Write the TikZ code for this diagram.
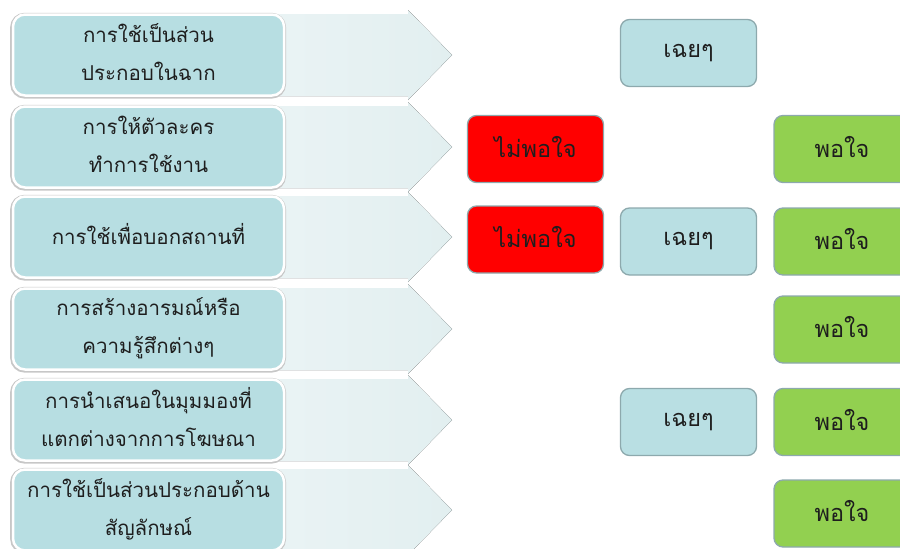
\documentclass[tikz,border=0pt]{standalone}
\usepackage{fontspec}
\newfontfamily\thai[Script=Thai]{Loma}
\definecolor{lteal}{HTML}{B7DEE2}
\definecolor{rteal}{HTML}{B9DFE3}
\definecolor{bord}{HTML}{8DA9AD}
\definecolor{okgreen}{HTML}{92D050}
\definecolor{badred}{HTML}{FF0000}
\definecolor{arrowc}{HTML}{E2EFF0}
\definecolor{arrowl}{HTML}{EDF5F6}
\definecolor{txt}{HTML}{1E1E1E}
\newcommand\liftL{\rule[-6pt]{0pt}{1pt}}
\newcommand\liftR{\rule[-5pt]{0pt}{1pt}}
\tikzset{
  lbox/.style={rectangle, rounded corners=12pt, fill=lteal, draw=white, line width=2.5pt,
    minimum width=271pt, minimum height=81pt, align=center, text=txt,
    font=\thai\fontsize{20.5}{38}\selectfont,
    preaction={draw=black!22, line width=4.8pt, transform canvas={xshift=-0.4pt,yshift=-0.7pt}}},
  rbox/.style={rectangle, rounded corners=9pt, draw=bord, line width=1.3pt,
    minimum width=136pt, minimum height=67pt, text=txt,
    font=\thai\fontsize{23.5}{26}\selectfont},
}
\begin{document}
\begin{tikzpicture}[x=1pt,y=-1pt]
\useasboundingbox (0,0) rectangle (900,549);
% pale arrows
\foreach \cy in {55,147,237,329,420,510}{
  \fill[left color=arrowl, right color=arrowc] (200,\cy-41) -- (408,\cy-41) -- (408,\cy-45) -- (452,\cy) -- (408,\cy+45) -- (408,\cy+41) -- (200,\cy+41) -- cycle;
}
% left boxes
\node[lbox] (l1) at (148.5,55) {การใช้เป็นส่วน\\ประกอบในฉาก\liftL};
\node[lbox] (l2) at (148.5,147) {การให้ตัวละคร\\ทำการใช้งาน\liftL};
\node[lbox] (l3) at (148.5,237) {การใช้เพื่อบอกสถานที่\liftL};
\node[lbox] (l4) at (148.5,329) {การสร้างอารมณ์หรือ\\ความรู้สึกต่างๆ\liftL};
\node[lbox] (l5) at (148.5,420) {การนำเสนอในมุมมองที่\\แตกต่างจากการโฆษณา\liftL};
\node[lbox] (l6) at (148.5,510) {การใช้เป็นส่วนประกอบด้าน\\สัญลักษณ์\liftL};
% red
\node[rbox, fill=badred] (r2) at (535.5,149) {ไม่พอใจ\liftR};
\node[rbox, fill=badred] (r3) at (535.5,239.5) {ไม่พอใจ\liftR};
% neutral
\node[rbox, fill=rteal] (n1) at (688.5,53) {เฉยๆ\liftR};
\node[rbox, fill=rteal] (n3) at (688.5,241.5) {เฉยๆ\liftR};
\node[rbox, fill=rteal] (n5) at (688.5,422) {เฉยๆ\liftR};
% green
\node[rbox, fill=okgreen] (g2) at (842,149) {พอใจ\liftR};
\node[rbox, fill=okgreen] (g3) at (842,241.5) {พอใจ\liftR};
\node[rbox, fill=okgreen] (g4) at (842,329.5) {พอใจ\liftR};
\node[rbox, fill=okgreen] (g5) at (842,422) {พอใจ\liftR};
\node[rbox, fill=okgreen] (g6) at (842,513.5) {พอใจ\liftR};
\end{tikzpicture}
\end{document}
•••
● WRITTEN PROBLEM
Go through the data above and transcribe it in full, omitting any image.

● RESULT FOR THIS EXERCISE
Write the TikZ code for this diagram.
\documentclass[tikz,border=0pt]{standalone}
\usepackage{fontspec}
\newfontfamily\thai[Script=Thai]{Loma}
\definecolor{lteal}{HTML}{B7DEE2}
\definecolor{rteal}{HTML}{B9DFE3}
\definecolor{bord}{HTML}{8DA9AD}
\definecolor{okgreen}{HTML}{92D050}
\definecolor{badred}{HTML}{FF0000}
\definecolor{arrowc}{HTML}{E2EFF0}
\definecolor{arrowl}{HTML}{EDF5F6}
\definecolor{txt}{HTML}{1E1E1E}
\newcommand\liftL{\rule[-6pt]{0pt}{1pt}}
\newcommand\liftR{\rule[-5pt]{0pt}{1pt}}
\tikzset{
  lbox/.style={rectangle, rounded corners=12pt, fill=lteal, draw=white, line width=2.5pt,
    minimum width=271pt, minimum height=81pt, align=center, text=txt,
    font=\thai\fontsize{20.5}{38}\selectfont,
    preaction={draw=black!22, line width=4.8pt, transform canvas={xshift=-0.4pt,yshift=-0.7pt}}},
  rbox/.style={rectangle, rounded corners=9pt, draw=bord, line width=1.3pt,
    minimum width=136pt, minimum height=67pt, text=txt,
    font=\thai\fontsize{23.5}{26}\selectfont},
}
\begin{document}
\begin{tikzpicture}[x=1pt,y=-1pt]
\useasboundingbox (0,0) rectangle (900,549);
% pale arrows
\foreach \cy in {55,147,237,329,420,510}{
  \fill[left color=arrowl, right color=arrowc] (200,\cy-41) -- (408,\cy-41) -- (408,\cy-45) -- (452,\cy) -- (408,\cy+45) -- (408,\cy+41) -- (200,\cy+41) -- cycle;
}
% left boxes
\node[lbox] (l1) at (148.5,55) {การใช้เป็นส่วน\\ประกอบในฉาก\liftL};
\node[lbox] (l2) at (148.5,147) {การให้ตัวละคร\\ทำการใช้งาน\liftL};
\node[lbox] (l3) at (148.5,237) {การใช้เพื่อบอกสถานที่\liftL};
\node[lbox] (l4) at (148.5,329) {การสร้างอารมณ์หรือ\\ความรู้สึกต่างๆ\liftL};
\node[lbox] (l5) at (148.5,420) {การนำเสนอในมุมมองที่\\แตกต่างจากการโฆษณา\liftL};
\node[lbox] (l6) at (148.5,510) {การใช้เป็นส่วนประกอบด้าน\\สัญลักษณ์\liftL};
% red
\node[rbox, fill=badred] (r2) at (535.5,149) {ไม่พอใจ\liftR};
\node[rbox, fill=badred] (r3) at (535.5,239.5) {ไม่พอใจ\liftR};
% neutral
\node[rbox, fill=rteal] (n1) at (688.5,53) {เฉยๆ\liftR};
\node[rbox, fill=rteal] (n3) at (688.5,241.5) {เฉยๆ\liftR};
\node[rbox, fill=rteal] (n5) at (688.5,422) {เฉยๆ\liftR};
% green
\node[rbox, fill=okgreen] (g2) at (842,149) {พอใจ\liftR};
\node[rbox, fill=okgreen] (g3) at (842,241.5) {พอใจ\liftR};
\node[rbox, fill=okgreen] (g4) at (842,329.5) {พอใจ\liftR};
\node[rbox, fill=okgreen] (g5) at (842,422) {พอใจ\liftR};
\node[rbox, fill=okgreen] (g6) at (842,513.5) {พอใจ\liftR};
\end{tikzpicture}
\end{document}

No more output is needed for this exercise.